→ **WRITTEN PROBLEM**:
Find every line of the listing below where "React" appears, and copy it.

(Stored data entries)
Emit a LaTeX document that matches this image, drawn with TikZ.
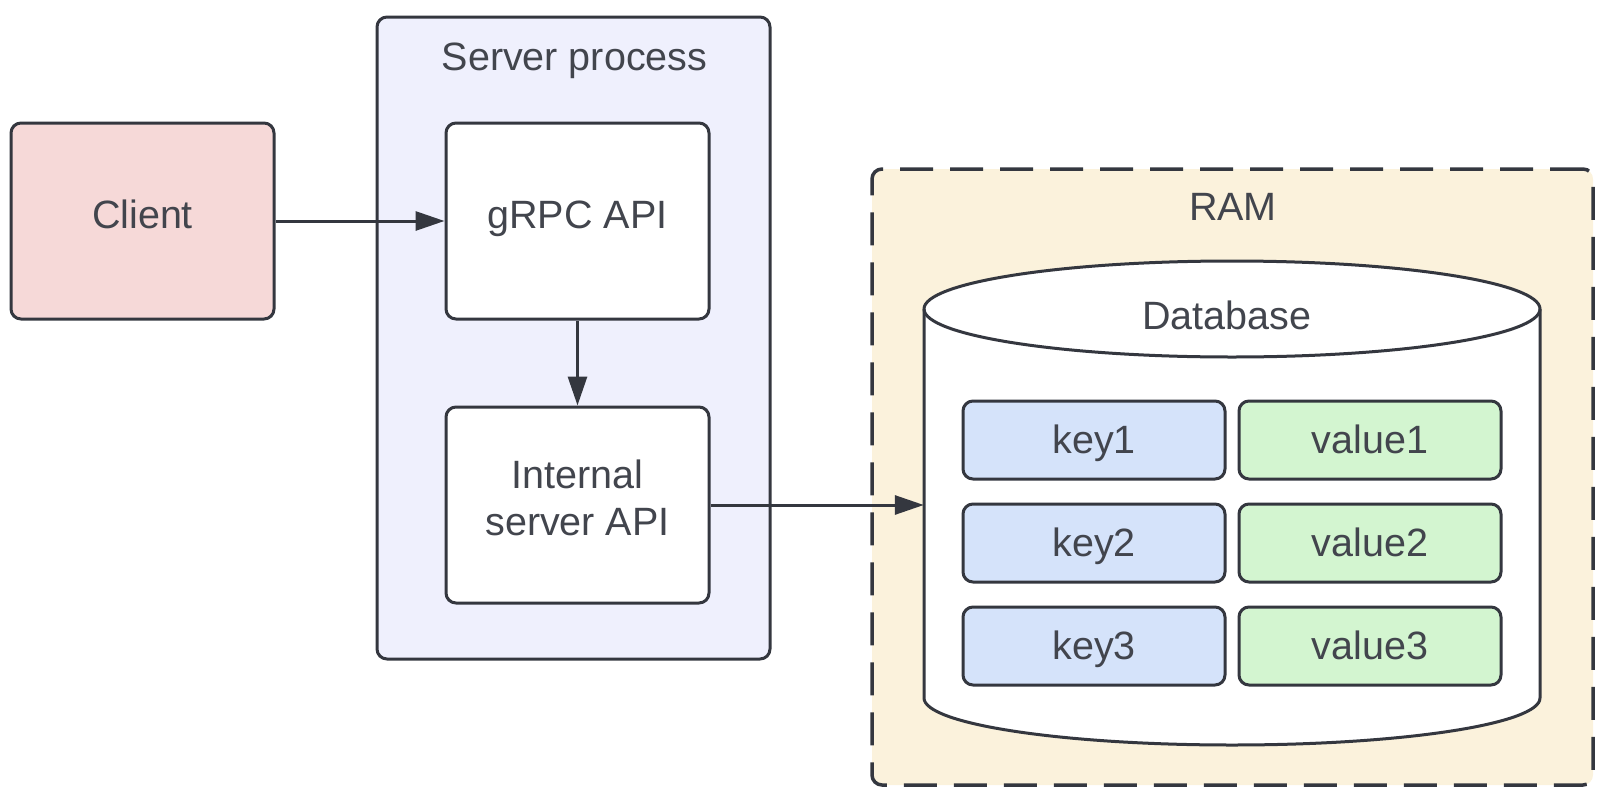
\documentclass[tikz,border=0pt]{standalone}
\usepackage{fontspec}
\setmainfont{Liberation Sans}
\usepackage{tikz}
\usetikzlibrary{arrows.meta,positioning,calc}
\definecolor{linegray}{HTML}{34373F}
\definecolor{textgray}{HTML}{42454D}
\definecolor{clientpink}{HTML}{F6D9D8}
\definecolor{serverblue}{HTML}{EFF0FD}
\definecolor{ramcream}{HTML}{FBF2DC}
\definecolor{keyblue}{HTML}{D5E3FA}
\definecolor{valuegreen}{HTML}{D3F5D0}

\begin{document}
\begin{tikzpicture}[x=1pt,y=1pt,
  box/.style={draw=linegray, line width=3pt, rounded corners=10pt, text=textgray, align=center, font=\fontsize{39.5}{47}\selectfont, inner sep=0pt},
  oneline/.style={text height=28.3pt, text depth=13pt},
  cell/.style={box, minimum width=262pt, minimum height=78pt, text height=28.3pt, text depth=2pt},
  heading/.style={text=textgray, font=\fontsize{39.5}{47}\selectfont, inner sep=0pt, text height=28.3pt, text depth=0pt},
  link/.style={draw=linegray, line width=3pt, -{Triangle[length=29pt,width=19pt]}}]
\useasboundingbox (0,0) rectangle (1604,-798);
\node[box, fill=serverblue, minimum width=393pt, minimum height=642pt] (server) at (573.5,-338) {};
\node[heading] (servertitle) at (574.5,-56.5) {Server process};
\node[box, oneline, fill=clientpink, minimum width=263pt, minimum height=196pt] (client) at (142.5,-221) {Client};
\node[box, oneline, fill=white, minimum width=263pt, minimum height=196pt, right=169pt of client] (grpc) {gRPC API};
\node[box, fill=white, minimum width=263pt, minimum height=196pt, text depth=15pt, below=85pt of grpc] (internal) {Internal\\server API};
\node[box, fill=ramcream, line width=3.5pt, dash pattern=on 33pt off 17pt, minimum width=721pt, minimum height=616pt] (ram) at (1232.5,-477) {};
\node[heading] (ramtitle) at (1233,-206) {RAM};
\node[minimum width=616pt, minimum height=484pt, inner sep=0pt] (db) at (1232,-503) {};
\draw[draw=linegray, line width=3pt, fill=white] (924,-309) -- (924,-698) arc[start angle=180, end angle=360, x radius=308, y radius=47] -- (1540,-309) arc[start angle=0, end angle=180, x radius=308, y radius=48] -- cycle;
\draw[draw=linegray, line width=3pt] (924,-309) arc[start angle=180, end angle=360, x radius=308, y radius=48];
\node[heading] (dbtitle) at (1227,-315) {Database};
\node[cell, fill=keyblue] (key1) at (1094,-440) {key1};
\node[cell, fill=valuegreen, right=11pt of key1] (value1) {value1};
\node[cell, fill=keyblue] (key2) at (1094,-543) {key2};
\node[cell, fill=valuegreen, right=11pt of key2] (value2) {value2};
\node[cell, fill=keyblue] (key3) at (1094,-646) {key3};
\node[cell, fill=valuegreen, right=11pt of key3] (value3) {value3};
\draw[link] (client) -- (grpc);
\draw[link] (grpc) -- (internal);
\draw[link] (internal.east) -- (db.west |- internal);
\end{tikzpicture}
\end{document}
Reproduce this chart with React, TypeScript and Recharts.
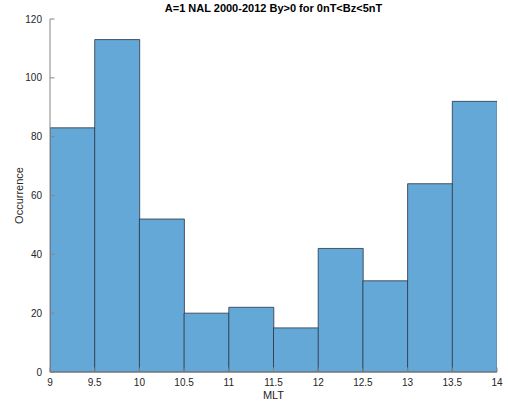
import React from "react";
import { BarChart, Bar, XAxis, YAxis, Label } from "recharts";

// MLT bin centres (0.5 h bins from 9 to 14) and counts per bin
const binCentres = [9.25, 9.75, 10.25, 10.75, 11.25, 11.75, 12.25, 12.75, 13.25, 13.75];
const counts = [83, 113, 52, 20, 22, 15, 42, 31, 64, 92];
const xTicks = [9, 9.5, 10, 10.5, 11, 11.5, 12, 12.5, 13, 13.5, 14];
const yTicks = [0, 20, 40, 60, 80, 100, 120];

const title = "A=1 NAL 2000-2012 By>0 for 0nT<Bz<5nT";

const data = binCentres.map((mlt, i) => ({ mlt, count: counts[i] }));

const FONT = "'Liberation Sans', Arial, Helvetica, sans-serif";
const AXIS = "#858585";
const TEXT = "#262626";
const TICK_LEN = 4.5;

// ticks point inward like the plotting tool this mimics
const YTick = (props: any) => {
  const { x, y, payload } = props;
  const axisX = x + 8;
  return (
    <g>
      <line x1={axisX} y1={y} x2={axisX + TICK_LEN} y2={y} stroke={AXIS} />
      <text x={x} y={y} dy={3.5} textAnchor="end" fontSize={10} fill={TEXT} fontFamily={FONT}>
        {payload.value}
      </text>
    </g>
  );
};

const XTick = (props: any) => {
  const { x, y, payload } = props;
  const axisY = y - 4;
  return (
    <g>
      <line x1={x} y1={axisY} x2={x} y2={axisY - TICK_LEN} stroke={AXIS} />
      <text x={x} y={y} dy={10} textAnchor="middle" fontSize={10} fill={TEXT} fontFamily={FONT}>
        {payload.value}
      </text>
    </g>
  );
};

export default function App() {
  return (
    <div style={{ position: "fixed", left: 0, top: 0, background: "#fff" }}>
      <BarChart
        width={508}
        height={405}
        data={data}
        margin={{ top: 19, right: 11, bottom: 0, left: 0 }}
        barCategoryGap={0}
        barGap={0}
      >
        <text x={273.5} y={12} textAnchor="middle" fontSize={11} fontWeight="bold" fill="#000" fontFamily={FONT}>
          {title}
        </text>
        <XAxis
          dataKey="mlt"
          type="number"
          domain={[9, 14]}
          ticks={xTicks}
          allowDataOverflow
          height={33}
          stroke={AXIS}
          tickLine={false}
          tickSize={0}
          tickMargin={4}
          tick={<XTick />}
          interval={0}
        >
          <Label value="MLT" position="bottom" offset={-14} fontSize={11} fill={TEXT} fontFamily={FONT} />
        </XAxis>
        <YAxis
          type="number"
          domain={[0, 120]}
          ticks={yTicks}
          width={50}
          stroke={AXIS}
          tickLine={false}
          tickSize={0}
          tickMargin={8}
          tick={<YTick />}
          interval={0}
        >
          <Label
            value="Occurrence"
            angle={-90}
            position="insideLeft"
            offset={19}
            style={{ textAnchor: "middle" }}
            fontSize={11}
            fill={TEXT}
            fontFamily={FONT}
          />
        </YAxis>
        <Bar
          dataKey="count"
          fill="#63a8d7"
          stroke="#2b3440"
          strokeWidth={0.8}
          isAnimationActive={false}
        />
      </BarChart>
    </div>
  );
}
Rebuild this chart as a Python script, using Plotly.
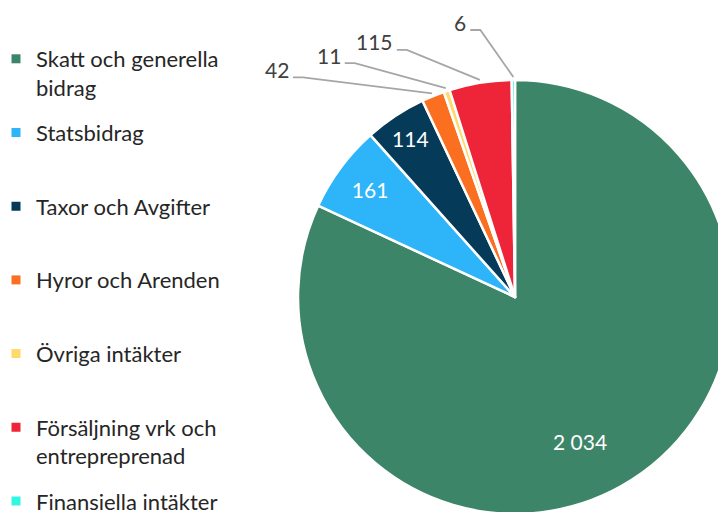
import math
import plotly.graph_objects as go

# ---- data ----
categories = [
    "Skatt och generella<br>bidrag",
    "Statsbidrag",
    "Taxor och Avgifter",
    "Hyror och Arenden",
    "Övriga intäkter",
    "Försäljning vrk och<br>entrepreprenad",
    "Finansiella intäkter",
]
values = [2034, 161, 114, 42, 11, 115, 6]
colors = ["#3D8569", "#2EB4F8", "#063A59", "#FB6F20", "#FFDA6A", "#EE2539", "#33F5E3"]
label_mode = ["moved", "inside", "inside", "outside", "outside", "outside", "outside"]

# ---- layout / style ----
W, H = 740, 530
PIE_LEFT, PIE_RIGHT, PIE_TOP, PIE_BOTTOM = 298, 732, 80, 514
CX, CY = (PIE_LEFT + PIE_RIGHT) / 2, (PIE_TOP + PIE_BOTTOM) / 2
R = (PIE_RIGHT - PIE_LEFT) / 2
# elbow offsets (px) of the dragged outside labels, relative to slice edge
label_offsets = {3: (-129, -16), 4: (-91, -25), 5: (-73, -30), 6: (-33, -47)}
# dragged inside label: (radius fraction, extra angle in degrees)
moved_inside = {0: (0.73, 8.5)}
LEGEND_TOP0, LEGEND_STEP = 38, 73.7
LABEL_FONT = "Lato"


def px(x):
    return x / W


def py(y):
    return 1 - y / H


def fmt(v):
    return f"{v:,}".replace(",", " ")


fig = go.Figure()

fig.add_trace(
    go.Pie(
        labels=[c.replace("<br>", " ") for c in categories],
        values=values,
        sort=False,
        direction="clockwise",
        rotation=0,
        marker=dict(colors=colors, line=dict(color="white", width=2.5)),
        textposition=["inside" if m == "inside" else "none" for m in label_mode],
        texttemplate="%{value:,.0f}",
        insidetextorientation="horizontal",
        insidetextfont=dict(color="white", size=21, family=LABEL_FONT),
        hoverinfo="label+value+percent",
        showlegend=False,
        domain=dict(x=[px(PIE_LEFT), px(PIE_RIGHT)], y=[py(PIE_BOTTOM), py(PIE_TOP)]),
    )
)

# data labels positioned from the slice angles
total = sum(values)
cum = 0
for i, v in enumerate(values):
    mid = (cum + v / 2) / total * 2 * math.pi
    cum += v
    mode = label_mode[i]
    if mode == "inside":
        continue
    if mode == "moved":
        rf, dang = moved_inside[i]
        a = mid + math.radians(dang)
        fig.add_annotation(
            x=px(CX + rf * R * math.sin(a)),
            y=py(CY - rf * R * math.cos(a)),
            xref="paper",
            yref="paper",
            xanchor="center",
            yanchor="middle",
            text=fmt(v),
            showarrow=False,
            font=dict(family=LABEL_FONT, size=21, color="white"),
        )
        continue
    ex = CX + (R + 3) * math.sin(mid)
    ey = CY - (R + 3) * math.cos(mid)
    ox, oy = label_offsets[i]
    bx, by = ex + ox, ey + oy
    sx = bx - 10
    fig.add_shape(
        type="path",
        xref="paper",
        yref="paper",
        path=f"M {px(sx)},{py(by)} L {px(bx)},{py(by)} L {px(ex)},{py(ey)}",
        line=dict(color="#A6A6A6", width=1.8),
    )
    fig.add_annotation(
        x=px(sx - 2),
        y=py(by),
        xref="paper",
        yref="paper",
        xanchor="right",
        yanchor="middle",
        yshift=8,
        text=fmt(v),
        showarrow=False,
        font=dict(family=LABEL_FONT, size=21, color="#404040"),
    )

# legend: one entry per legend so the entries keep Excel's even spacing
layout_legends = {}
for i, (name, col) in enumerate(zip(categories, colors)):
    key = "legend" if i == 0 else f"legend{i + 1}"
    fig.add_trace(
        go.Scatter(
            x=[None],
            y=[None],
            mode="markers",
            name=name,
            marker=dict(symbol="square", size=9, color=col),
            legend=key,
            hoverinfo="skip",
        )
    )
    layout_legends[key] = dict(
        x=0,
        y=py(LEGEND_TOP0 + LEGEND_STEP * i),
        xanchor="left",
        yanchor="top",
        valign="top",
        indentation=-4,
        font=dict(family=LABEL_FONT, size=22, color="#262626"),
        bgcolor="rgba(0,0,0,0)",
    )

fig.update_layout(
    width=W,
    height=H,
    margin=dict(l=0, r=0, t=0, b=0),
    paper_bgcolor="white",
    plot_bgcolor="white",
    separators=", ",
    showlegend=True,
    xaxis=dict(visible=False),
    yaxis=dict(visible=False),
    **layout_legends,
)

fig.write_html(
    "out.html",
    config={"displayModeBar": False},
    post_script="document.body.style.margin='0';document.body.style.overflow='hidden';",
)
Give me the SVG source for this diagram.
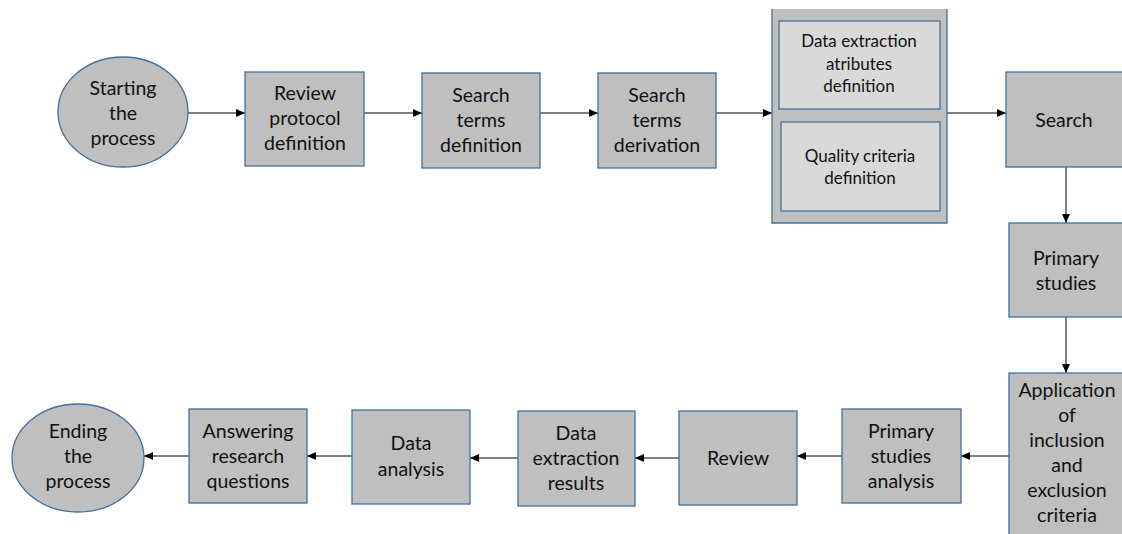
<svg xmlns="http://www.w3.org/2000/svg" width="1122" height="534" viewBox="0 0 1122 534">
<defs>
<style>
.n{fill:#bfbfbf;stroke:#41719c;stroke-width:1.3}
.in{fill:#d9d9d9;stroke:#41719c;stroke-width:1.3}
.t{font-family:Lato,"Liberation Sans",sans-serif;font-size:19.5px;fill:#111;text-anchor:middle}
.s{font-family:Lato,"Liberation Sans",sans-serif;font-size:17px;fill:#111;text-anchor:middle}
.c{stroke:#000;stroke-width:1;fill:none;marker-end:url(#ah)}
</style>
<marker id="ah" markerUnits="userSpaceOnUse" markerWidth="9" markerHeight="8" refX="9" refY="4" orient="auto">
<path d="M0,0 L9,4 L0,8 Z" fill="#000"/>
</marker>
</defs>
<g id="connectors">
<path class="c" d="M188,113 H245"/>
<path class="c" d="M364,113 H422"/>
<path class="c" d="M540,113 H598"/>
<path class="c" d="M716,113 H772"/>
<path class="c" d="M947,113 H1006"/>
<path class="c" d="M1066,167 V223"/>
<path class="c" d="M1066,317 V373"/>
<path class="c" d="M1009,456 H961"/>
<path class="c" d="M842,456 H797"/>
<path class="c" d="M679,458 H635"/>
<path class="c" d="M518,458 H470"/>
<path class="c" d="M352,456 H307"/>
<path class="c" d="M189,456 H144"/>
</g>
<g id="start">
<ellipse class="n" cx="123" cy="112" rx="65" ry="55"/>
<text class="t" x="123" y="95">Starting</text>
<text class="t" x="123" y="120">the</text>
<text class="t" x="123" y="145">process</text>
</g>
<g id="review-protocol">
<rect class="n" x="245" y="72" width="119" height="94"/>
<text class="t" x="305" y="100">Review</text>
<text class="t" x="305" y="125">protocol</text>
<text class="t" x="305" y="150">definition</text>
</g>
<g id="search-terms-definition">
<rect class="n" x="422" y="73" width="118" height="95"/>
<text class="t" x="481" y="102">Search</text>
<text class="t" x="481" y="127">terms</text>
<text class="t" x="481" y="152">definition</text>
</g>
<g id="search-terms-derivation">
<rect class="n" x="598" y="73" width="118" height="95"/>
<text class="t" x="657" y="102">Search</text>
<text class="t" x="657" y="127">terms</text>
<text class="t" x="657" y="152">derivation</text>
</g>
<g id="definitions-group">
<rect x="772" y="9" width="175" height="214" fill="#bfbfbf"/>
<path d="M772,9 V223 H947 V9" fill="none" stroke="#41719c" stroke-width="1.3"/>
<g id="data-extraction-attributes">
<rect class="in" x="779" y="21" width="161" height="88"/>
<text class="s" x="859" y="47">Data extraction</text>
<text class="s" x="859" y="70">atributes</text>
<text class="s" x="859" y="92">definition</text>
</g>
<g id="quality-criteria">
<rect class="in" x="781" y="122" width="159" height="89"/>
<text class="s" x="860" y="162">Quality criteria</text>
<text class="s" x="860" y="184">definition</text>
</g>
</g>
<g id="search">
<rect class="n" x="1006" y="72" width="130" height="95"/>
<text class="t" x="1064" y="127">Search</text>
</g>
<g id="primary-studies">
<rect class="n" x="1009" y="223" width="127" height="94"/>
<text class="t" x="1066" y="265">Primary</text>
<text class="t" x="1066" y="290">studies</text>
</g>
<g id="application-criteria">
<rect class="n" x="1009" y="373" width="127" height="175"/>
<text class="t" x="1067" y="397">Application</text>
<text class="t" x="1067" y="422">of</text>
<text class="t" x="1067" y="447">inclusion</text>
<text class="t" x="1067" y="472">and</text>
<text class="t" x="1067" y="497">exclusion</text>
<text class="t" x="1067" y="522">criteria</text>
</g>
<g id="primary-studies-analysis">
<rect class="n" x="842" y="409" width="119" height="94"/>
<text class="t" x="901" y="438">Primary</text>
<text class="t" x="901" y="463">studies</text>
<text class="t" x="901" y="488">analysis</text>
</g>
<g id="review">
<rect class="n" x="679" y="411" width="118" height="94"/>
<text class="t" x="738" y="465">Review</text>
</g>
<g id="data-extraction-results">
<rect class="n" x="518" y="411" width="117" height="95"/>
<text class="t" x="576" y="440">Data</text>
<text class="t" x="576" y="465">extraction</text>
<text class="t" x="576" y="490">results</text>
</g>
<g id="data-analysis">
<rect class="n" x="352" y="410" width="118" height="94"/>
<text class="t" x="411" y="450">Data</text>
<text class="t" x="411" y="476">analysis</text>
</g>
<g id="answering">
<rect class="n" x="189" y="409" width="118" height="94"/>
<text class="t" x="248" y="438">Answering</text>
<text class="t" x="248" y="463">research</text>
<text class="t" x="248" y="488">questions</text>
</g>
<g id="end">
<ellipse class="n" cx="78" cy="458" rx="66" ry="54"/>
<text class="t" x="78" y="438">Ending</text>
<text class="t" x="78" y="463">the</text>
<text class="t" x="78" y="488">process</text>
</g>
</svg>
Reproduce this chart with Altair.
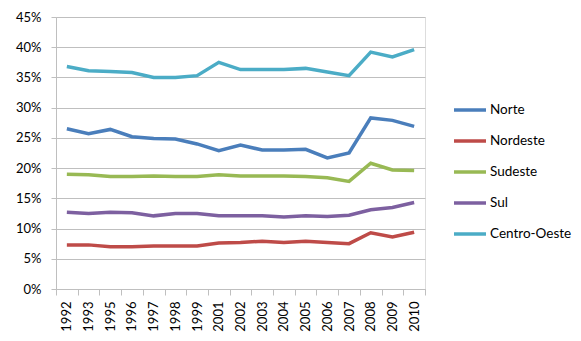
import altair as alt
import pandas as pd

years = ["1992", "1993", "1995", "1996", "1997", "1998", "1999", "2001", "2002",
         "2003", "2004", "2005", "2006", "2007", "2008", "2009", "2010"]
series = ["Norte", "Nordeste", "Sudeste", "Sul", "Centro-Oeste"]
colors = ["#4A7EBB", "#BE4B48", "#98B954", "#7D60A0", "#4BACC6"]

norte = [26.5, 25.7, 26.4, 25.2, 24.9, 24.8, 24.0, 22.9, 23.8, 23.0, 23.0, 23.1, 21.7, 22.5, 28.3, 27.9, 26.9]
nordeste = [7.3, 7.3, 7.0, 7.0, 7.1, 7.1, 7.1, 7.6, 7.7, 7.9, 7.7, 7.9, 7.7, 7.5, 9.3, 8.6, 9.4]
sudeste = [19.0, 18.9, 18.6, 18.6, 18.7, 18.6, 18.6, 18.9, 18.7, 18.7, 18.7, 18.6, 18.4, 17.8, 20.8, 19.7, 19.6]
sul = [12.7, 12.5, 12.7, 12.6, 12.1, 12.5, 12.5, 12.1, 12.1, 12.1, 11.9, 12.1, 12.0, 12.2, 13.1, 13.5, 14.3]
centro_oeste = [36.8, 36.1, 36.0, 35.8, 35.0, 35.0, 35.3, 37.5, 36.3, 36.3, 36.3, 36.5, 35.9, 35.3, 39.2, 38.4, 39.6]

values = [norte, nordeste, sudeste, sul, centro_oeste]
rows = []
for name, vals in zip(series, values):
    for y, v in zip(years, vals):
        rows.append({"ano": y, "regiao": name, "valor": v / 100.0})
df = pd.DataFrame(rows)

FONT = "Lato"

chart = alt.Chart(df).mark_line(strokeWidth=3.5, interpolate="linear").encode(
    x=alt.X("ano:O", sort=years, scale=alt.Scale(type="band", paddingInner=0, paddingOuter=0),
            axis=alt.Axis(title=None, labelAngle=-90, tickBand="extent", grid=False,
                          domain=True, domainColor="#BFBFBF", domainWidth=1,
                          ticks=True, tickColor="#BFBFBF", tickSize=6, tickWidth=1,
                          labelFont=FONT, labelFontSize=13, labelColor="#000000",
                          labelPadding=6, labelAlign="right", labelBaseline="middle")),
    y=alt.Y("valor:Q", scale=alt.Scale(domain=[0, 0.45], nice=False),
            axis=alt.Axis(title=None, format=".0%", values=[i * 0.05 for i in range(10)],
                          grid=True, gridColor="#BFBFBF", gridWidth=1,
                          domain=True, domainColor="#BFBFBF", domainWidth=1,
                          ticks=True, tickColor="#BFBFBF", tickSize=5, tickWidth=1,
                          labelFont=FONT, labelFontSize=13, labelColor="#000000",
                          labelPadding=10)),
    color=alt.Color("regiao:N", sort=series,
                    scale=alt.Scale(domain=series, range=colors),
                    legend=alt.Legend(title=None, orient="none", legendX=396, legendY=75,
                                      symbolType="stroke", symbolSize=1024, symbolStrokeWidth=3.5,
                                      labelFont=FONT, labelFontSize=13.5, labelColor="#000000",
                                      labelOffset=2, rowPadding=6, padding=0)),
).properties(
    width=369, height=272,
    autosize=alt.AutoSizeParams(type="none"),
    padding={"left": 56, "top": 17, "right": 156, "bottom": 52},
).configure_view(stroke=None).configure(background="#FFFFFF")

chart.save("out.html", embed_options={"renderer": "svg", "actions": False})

→ **RESPONSE TO THE TASK**:
Reproduce this chart with React, TypeScript and Recharts.
import React from "react";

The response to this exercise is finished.